Fica-se à espera dos bombeiros para que estes apaguem os fogos e, depois, do Estado, para pagar os custos, as perdas provocadas e distribuir subsídios. Alguém já escreveu que: “quanto mais dinheiro o Estado afecta aos fogos, mais estes crescem”. Surrealismo? Tentei que, durante a “época dos fogos”, me desligar do assunto, para não me “revoltar” com este estado de coisas e afectar a minha sensibilidade e saúde. Mas, muitas vezes, me apeteceu gritar: BASTA. Obviamente, compete ao Estado (Governo e outras entidades, mas também a todos nós) criar condições de prevenção e de combate a esta calamidade que nos atinge a todos, mesmo que seja apenas como “pagantes” que somos, quase todos. Os fogos são a nossa vergonha e a nossa perdição, porque são reveladores desta nossa maneira de (não) resolver os problemas que, ainda por cima, não dão notoriedade. Onde estão os grandes técnicos da matéria e a liderança?
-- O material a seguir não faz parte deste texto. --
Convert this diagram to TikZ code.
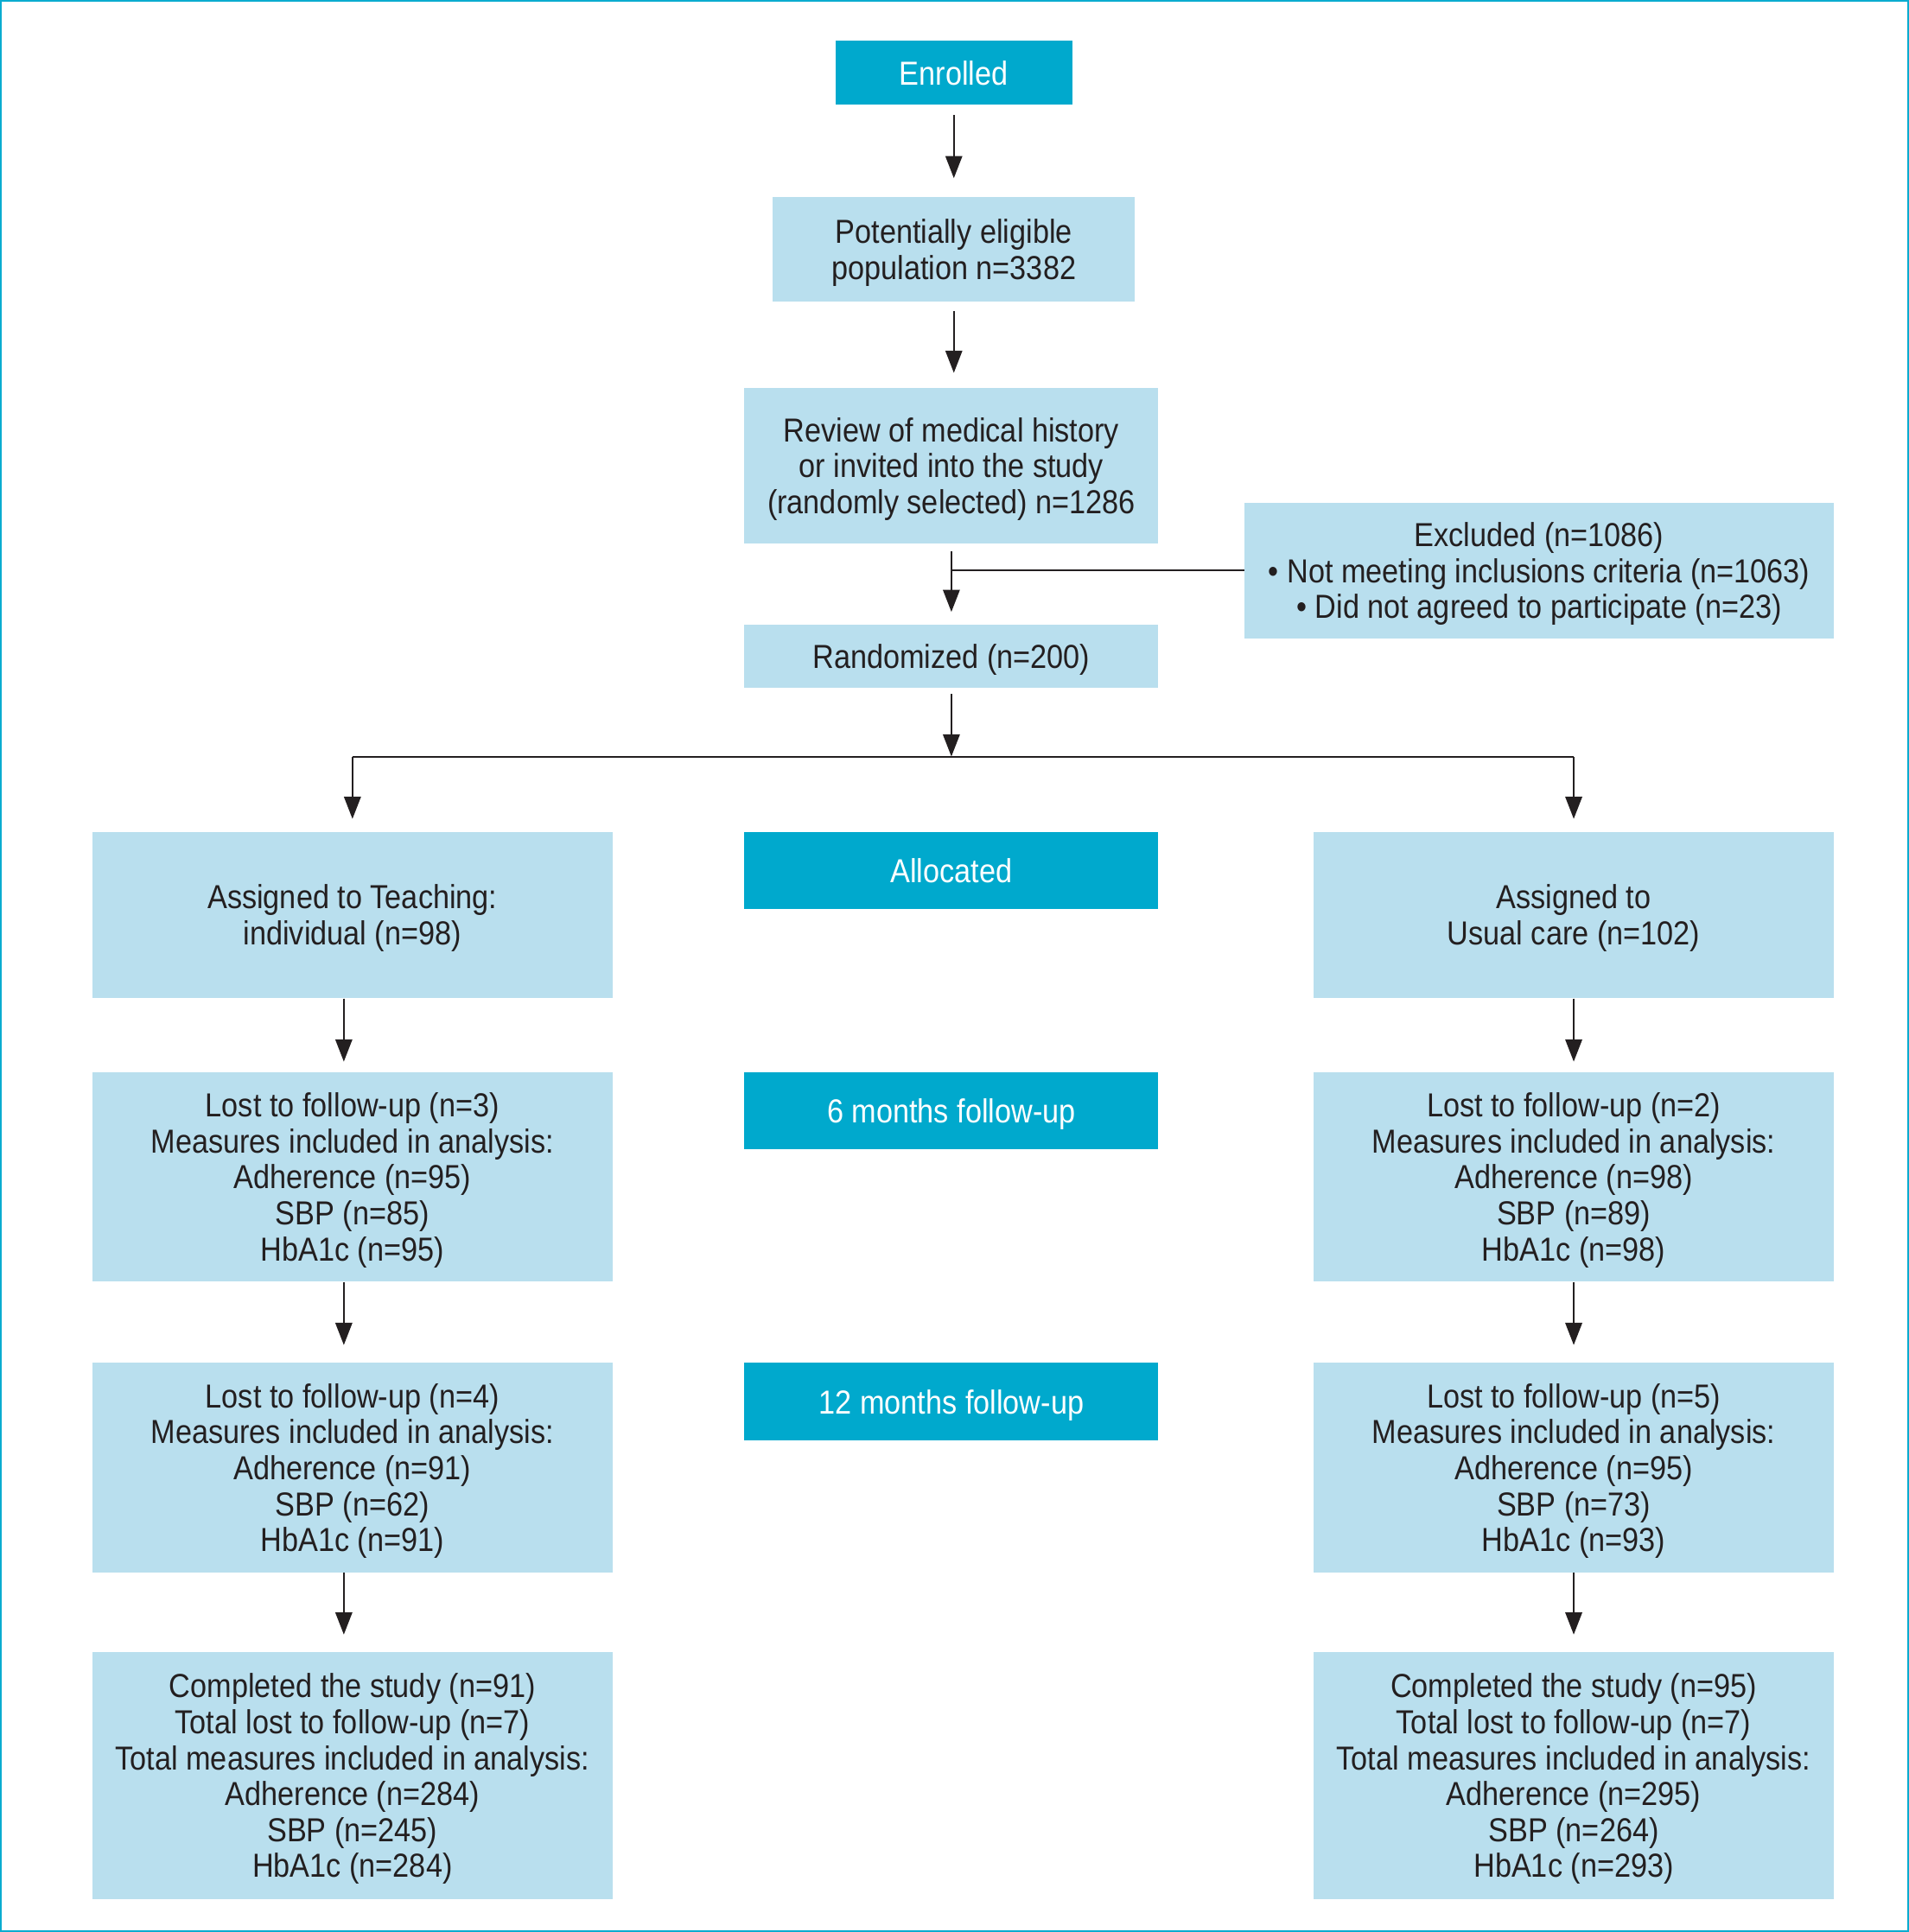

O país, excepto os “beneficiários”, agradecem encarecidamente, bem como os nossos vindouros, sob pena de lhes legarmos um deserto paisagístico e um país, ainda, mais pobre. Ninguém tem esse direito e todos temos o dever de preservar o nosso património, porque a Terra é um bem colectivo, mesmo que as suas “células” (propriedades) tenham donos.

P.S.- Não consigo observar, via TV e outros medias, as imagens dantescas das chamas e os dramas de tanta gente, principalmente dos mais pobres e desprotegidos, que perderam tudo o que tinham e ficam na miséria material e anímica. Não me surpreende que alguns queiram mesmo imolar-se no fogo, violentados e espoliados que foram por um inimigo tão poderoso - o fogo.